• REQUIRED WORK
Write out the material exactly, leaving every picture behind.

┄┄┄┄┄┄

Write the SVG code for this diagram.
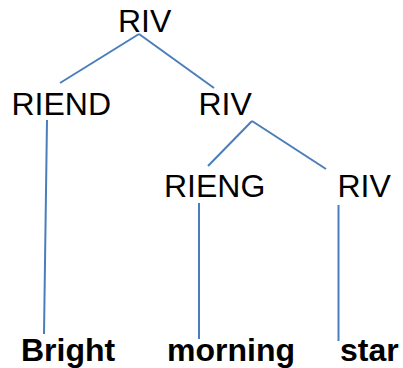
<svg xmlns="http://www.w3.org/2000/svg" width="403" height="368" viewBox="0 0 403 368">
<style>
.n{font-family:"Liberation Sans",Arial,sans-serif;font-size:32px;fill:#000}
.w{font-family:"Liberation Sans",Arial,sans-serif;font-size:32px;font-weight:bold;fill:#000}
.c line{stroke:#4a7ebb;stroke-width:2;fill:none}
</style>
<rect width="403" height="368" fill="#fff"/>
<g class="c" id="connectors">
<line x1="139" y1="34" x2="60" y2="83"/>
<line x1="139" y1="34" x2="214" y2="88"/>
<line x1="47" y1="120" x2="44" y2="334"/>
<line x1="252" y1="121" x2="208" y2="166"/>
<line x1="252" y1="121" x2="326" y2="169"/>
<line x1="199" y1="203" x2="199" y2="339"/>
<line x1="338.5" y1="205" x2="338.5" y2="341"/>
</g>
<g id="riv-root"><text class="n" x="118" y="32">RIV</text></g>
<g id="riend"><text class="n" x="11.5" y="115">RIEND</text></g>
<g id="riv-2"><text class="n" x="198.5" y="115">RIV</text></g>
<g id="rieng"><text class="n" x="164" y="197">RIENG</text></g>
<g id="riv-3"><text class="n" x="337.5" y="197">RIV</text></g>
<g id="bright"><text class="w" x="21" y="361">Bright</text></g>
<g id="morning"><text class="w" x="167" y="361">morning</text></g>
<g id="star"><text class="w" x="340" y="361">star</text></g>
</svg>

┄┄┄┄┄┄

• TASK RESPONSE
Write the SVG code for this diagram.
<svg xmlns="http://www.w3.org/2000/svg" width="403" height="368" viewBox="0 0 403 368">
<style>
.n{font-family:"Liberation Sans",Arial,sans-serif;font-size:32px;fill:#000}
.w{font-family:"Liberation Sans",Arial,sans-serif;font-size:32px;font-weight:bold;fill:#000}
.c line{stroke:#4a7ebb;stroke-width:2;fill:none}
</style>
<rect width="403" height="368" fill="#fff"/>
<g class="c" id="connectors">
<line x1="139" y1="34" x2="60" y2="83"/>
<line x1="139" y1="34" x2="214" y2="88"/>
<line x1="47" y1="120" x2="44" y2="334"/>
<line x1="252" y1="121" x2="208" y2="166"/>
<line x1="252" y1="121" x2="326" y2="169"/>
<line x1="199" y1="203" x2="199" y2="339"/>
<line x1="338.5" y1="205" x2="338.5" y2="341"/>
</g>
<g id="riv-root"><text class="n" x="118" y="32">RIV</text></g>
<g id="riend"><text class="n" x="11.5" y="115">RIEND</text></g>
<g id="riv-2"><text class="n" x="198.5" y="115">RIV</text></g>
<g id="rieng"><text class="n" x="164" y="197">RIENG</text></g>
<g id="riv-3"><text class="n" x="337.5" y="197">RIV</text></g>
<g id="bright"><text class="w" x="21" y="361">Bright</text></g>
<g id="morning"><text class="w" x="167" y="361">morning</text></g>
<g id="star"><text class="w" x="340" y="361">star</text></g>
</svg>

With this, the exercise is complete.